To do:
Output exactly the lines from the first line of the records below through the line containing "var logConc = [-11, -10, -9, -8, -7, -6, -5, -4];", both included, leaving out any pictures.

Source code of charts:
━━━━

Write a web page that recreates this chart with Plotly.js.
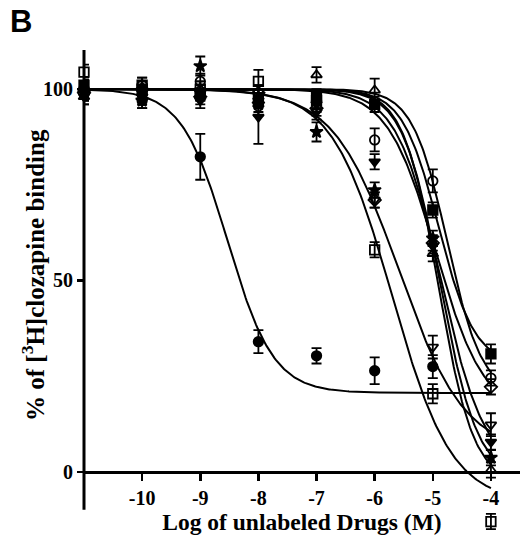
<!DOCTYPE html>
<html>
<head>
<meta charset="utf-8">
<script src="https://cdn.plot.ly/plotly-3.0.1.min.js"></script>
<style>html,body{margin:0;padding:0;background:#fff;} #chart{width:520px;height:538px;}</style>
</head>
<body>
<div id="chart"></div>
<script>
// Log concentrations (M)
var logConc = [-11, -10, -9, -8, -7, -6, -5, -4];

// Drug series (% of [3H]clozapine binding) and SEM
var drugA = [100, 97, 82.3, 34, 30.3, 26.4, 27.5];           // filled circle
var drugAErr = [2, 2, 6, 3, 2, 3.5, 3];
var drugB = [104.4, 101, 100, 102, 97, 58, 20.4, -13];       // open square
var drugBErr = [2, 2, 2, 3, 2, 2, 2.5, 2];
var drugC = [99, 98, 99, 95, 94, 71, 32.6, 12.3];            // open triangle down
var drugCErr = [2, 2, 2, 2, 2, 2, 3, 3];
var drugD = [101, 100, 99, 97, 98, 96, 68.4, 30.8];          // filled square
var drugDErr = [2, 2, 2, 2, 2, 2, 2, 2.5];
var drugE = [100, 101, 102, 99, 97, 86.7, 76, 24.5];         // open circle
var drugEErr = [2, 2, 2, 2, 2, 3, 3, 2];
var drugF = [99, 100, 98, 99, 95, 71, 59.8, 22.2];           // open diamond
var drugFErr = [2, 2, 2, 2, 2, 2, 2, 2];
var drugG = [98, 99, 97, 92.7, 96, 81, 59, 7.8];             // filled triangle down
var drugGErr = [2, 2, 2, 7, 2, 2, 2, 2];
var drugH = [99, 97, 106, 96, 88.8, 73.6, 61, 3.7];          // filled star
var drugHErr = [2, 2, 2.5, 2, 2.5, 2, 2, 2];
var drugI = [98, 99, 100, 98, 103.7, 99.7, 57, 0.5];         // open triangle up
var drugIErr = [2, 2, 2, 2, 2, 3, 2, 2];

// Fitted sigmoid parameters: [top, bottom, logIC50, hill]
var fitA = [100, 20.6, -8.53, 1.1];
var fitB = [100, -8, -5.7, 0.85];
var fitC = [100, 5, -5.58, 0.77];
var fitD = [100, 28, -4.9, 1.4];
var fitE = [100, 20, -4.75, 1.45];
var fitF = [100, 15, -4.95, 1.05];
var fitG = [100, 0, -4.86, 1.15];
var fitH = [100, -2, -4.87, 1.35];
var fitI = [100, -3, -4.9, 1.45];

var tickVals = [-10, -9, -8, -7, -6, -5, -4];
var tickText = ['-10', '-9', '-8', '-7', '-6', '-5', '-4'];

var series = [
  [drugA, drugAErr, fitA, 'circle'],
  [drugB, drugBErr, fitB, 'square-open'],
  [drugC, drugCErr, fitC, 'triangle-down-open'],
  [drugD, drugDErr, fitD, 'square'],
  [drugE, drugEErr, fitE, 'circle-open'],
  [drugF, drugFErr, fitF, 'diamond-open'],
  [drugG, drugGErr, fitG, 'triangle-down'],
  [drugH, drugHErr, fitH, 'star'],
  [drugI, drugIErr, fitI, 'triangle-up-open']
];

function sigmoid(p, x) {
  return p[1] + (p[0] - p[1]) / (1 + Math.pow(10, (x - p[2]) * p[3]));
}

var traces = [];
series.forEach(function (s) {
  var cx = [], cy = [];
  for (var x = -11; x <= -4.0001; x += 0.02) { cx.push(x); cy.push(sigmoid(s[2], x)); }
  cx.push(-4); cy.push(sigmoid(s[2], -4));
  traces.push({x: cx, y: cy, mode: 'lines', line: {color: '#000', width: 2}, hoverinfo: 'skip', showlegend: false});
});
series.forEach(function (s) {
  traces.push({
    x: logConc.slice(0, s[0].length), y: s[0], mode: 'markers', showlegend: false, cliponaxis: false,
    marker: {symbol: s[3], size: 9.5, color: '#000', line: {color: '#000', width: 1.8}},
    error_y: {type: 'data', array: s[1], visible: true, color: '#000', thickness: 1.8, width: 5}
  });
});

var yMin = -15.2, yMax = 110.2, yAxisBottom = -9.9;
var plotH = 538 - 50 - 8;
var serif = '"Liberation Serif", "Times New Roman", serif';
var layout = {
  width: 520, height: 538,
  margin: {l: 84, r: 0, t: 50, b: 8},
  paper_bgcolor: '#fff', plot_bgcolor: '#fff',
  font: {family: serif, color: '#000'},
  xaxis: {
    range: [-11, -3.5], anchor: 'free', position: (0 - yMin) / (yMax - yMin),
    showgrid: false, zeroline: false, showline: true, linecolor: '#000', linewidth: 3,
    ticks: 'outside', ticklen: 7, tickwidth: 2.5, tickcolor: '#000',
    tickvals: tickVals, ticktext: tickText,
    tickfont: {family: serif, size: 20, weight: 'bold', color: '#000'},
    title: {text: '<b>Log of unlabeled Drugs (M)</b>', font: {family: serif, size: 23.5, color: '#000'}, standoff: 3},
    automargin: false
  },
  yaxis: {
    range: [yMin, yMax], showgrid: false, zeroline: false, showline: false,
    ticks: 'outside', ticklen: 6, tickwidth: 2.5, tickcolor: '#000',
    tickvals: [0, 50, 100], ticktext: ['0', '50', '100'],
    tickfont: {family: serif, size: 20, weight: 'bold', color: '#000'},
    automargin: false
  },
  shapes: [{
    type: 'line', xref: 'paper', yref: 'y', x0: 0, x1: 0, y0: yAxisBottom, y1: yMax,
    line: {color: '#000', width: 3}, layer: 'above'
  }],
  annotations: [
    {
      text: '<b>B</b>', xref: 'paper', yref: 'paper', x: -76 / 436, y: (538 - 8 - 22) / plotH,
      xanchor: 'left', yanchor: 'middle', showarrow: false,
      font: {family: '"Liberation Sans", Arial, sans-serif', size: 31, color: '#000'}
    },
    {
      text: '<b>% of [<sup>3</sup>H]clozapine binding</b>', xref: 'paper', yref: 'paper',
      x: -51 / 436, y: (538 - 8 - 275) / plotH, xanchor: 'center', yanchor: 'middle', textangle: -90,
      showarrow: false, font: {family: serif, size: 25, color: '#000'}
    }
  ]
};

Plotly.newPlot('chart', traces, layout, {displayModeBar: false, staticPlot: true});
</script>
</body>
</html>
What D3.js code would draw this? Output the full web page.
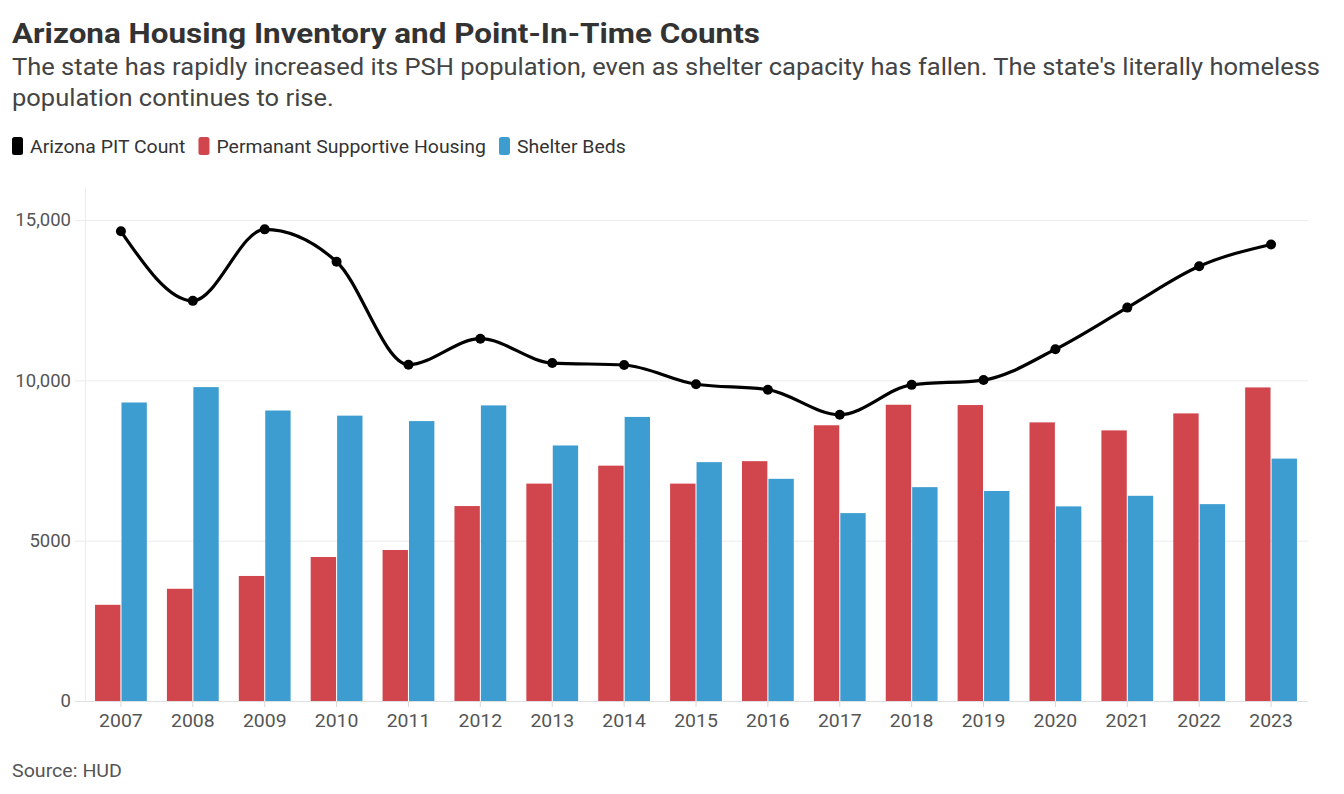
<!DOCTYPE html>
<html>
<head>
<meta charset="utf-8">
<script src="https://cdn.jsdelivr.net/npm/d3@7"></script>
<style>
  html, body { margin: 0; padding: 0; background: #fff; }
  svg { display: block; font-family: Roboto, "Noto Sans", sans-serif; }
</style>
</head>
<body>
<svg id="chart" width="1344" height="794"></svg>
<script>
// Arizona housing inventory and point-in-time counts, HUD
const years = ["2007","2008","2009","2010","2011","2012","2013","2014","2015","2016","2017","2018","2019","2020","2021","2022","2023"];
const pitCount = [14650, 12480, 14710, 13700, 10490, 11300, 10540, 10480, 9880, 9710, 8930, 9860, 10010, 10970, 12270, 13560, 14240];
const pshBeds = [3000, 3500, 3900, 4490, 4710, 6080, 6780, 7340, 6780, 7480, 8600, 9240, 9230, 8690, 8440, 8970, 9780];
const shelterBeds = [9310, 9790, 9060, 8900, 8730, 9220, 7970, 8860, 7450, 6930, 5860, 6670, 6550, 6070, 6400, 6140, 7560];
const yTicks = [0, 5000, 10000, 15000];
const yTickLabels = ["0", "5000", "10,000", "15,000"];

const legendItems = [
  { label: "Arizona PIT Count", color: "#000000" },
  { label: "Permanant Supportive Housing", color: "#d1454c" },
  { label: "Shelter Beds", color: "#3e9dd0" }
];

// Text in this layout is set slightly wide; stretch each run by a common factor.
function widen(sel, factor) {
  sel.each(function () {
    const w = this.getComputedTextLength();
    d3.select(this).attr("textLength", w * factor).attr("lengthAdjust", "spacingAndGlyphs");
  });
  return sel;
}

const svg = d3.select("#chart");

// Header text
const title = svg.append("text").attr("x", 12).attr("y", 43)
  .attr("font-size", 28.5).attr("font-weight", 700).attr("fill", "#333")
  .text("Arizona Housing Inventory and Point-In-Time Counts");
title.attr("textLength", 748).attr("lengthAdjust", "spacingAndGlyphs");

const subtitle = [
  "The state has rapidly increased its PSH population, even as shelter capacity has fallen. The state's literally homeless",
  "population continues to rise."
];
const sub = svg.append("g").selectAll("text").data(subtitle).join("text")
  .attr("x", 12).attr("y", (d, i) => 75 + i * 31)
  .attr("font-size", 23.5).attr("fill", "#444")
  .text(d => d);
const subW = sub.nodes()[0].getComputedTextLength();
widen(sub, 1308 / subW);

// Legend
const legend = svg.append("g").attr("transform", "translate(12,146)");
let lx = 0;
legendItems.forEach(item => {
  const g = legend.append("g").attr("transform", `translate(${lx},0)`);
  g.append("rect").attr("x", 0).attr("y", -9).attr("width", 11).attr("height", 18)
    .attr("rx", 2.5).attr("fill", item.color);
  const t = g.append("text").attr("x", 18).attr("y", 6.5)
    .attr("font-size", 18.5).attr("fill", "#333").text(item.label);
  const w = t.node().getComputedTextLength() * 1.05;
  t.attr("textLength", w).attr("lengthAdjust", "spacingAndGlyphs");
  lx += 18 + w + 13;
});

// Scales
const margin = { left: 85, right: 1307, top: 188, bottom: 701 };
const x = d3.scaleBand().domain(years).range([margin.left, margin.right])
  .paddingInner(0.25).paddingOuter(0.125);
const xSub = d3.scaleBand().domain(["psh", "shelter"]).range([0, x.bandwidth()]).padding(0.04);
const y = d3.scaleLinear().domain([0, 16000]).range([margin.bottom, margin.top]);

// Vertical axis line
svg.append("line").attr("x1", 85.5).attr("x2", 85.5).attr("y1", margin.top).attr("y2", margin.bottom)
  .attr("stroke", "#ebebeb");

// Gridlines and y axis
const yAxis = d3.axisLeft(y).tickValues(yTicks)
  .tickFormat((d, i) => yTickLabels[i])
  .tickSize(-(1308 - 75)).tickPadding(4);
const gy = svg.append("g").attr("transform", "translate(75,0)").call(yAxis);
gy.select(".domain").remove();
gy.selectAll(".tick line").attr("stroke", "#ebebeb");
gy.selectAll(".tick text").attr("font-size", 18.5).attr("fill", "#555")
  .attr("font-family", "Roboto, sans-serif");

// X axis
const xAxis = d3.axisBottom(x).tickSize(6).tickPadding(7);
const gx = svg.append("g").attr("transform", `translate(0,${margin.bottom})`).call(xAxis);
gx.select(".domain").attr("stroke", "#e0e0e0").attr("d", `M75,0.5H1308`);
gx.selectAll(".tick line").attr("stroke", "#d8d8d8");
const xt = gx.selectAll(".tick text").attr("font-size", 18.5).attr("fill", "#555")
  .attr("font-family", "Roboto, sans-serif");
widen(xt, 1.05);

// Bars
const groups = svg.append("g").selectAll("g").data(years).join("g")
  .attr("transform", d => `translate(${x(d)},0)`);
groups.append("rect")
  .attr("x", xSub("psh")).attr("width", xSub.bandwidth())
  .attr("y", (d, i) => y(pshBeds[i])).attr("height", (d, i) => y(0) - y(pshBeds[i]))
  .attr("fill", legendItems[1].color);
groups.append("rect")
  .attr("x", xSub("shelter")).attr("width", xSub.bandwidth())
  .attr("y", (d, i) => y(shelterBeds[i])).attr("height", (d, i) => y(0) - y(shelterBeds[i]))
  .attr("fill", legendItems[2].color);

// PIT count line
const cx = d => x(d) + x.bandwidth() / 2;
const line = d3.line().x((d, i) => cx(years[i])).y(d => y(d)).curve(d3.curveMonotoneX);
svg.append("path").datum(pitCount).attr("d", line)
  .attr("fill", "none").attr("stroke", "#000").attr("stroke-width", 3.2);
svg.append("g").selectAll("circle").data(pitCount).join("circle")
  .attr("cx", (d, i) => cx(years[i])).attr("cy", d => y(d)).attr("r", 5)
  .attr("fill", "#000");

// Source note
const src = svg.append("text").attr("x", 12).attr("y", 777)
  .attr("font-size", 18.5).attr("fill", "#555").text("Source: HUD");
widen(src, 1.06);
</script>
</body>
</html>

━━━━

The output:
Write a web page that recreates this chart with Plotly.js.
<!DOCTYPE html>
<html>
<head>
<meta charset="utf-8">
<script src="https://cdn.plot.ly/plotly-3.0.1.min.js"></script>
<style>html,body{margin:0;padding:0;background:#fff;} #chart{width:520px;height:538px;}</style>
</head>
<body>
<div id="chart"></div>
<script>
// Log concentrations (M)
var logConc = [-11, -10, -9, -8, -7, -6, -5, -4];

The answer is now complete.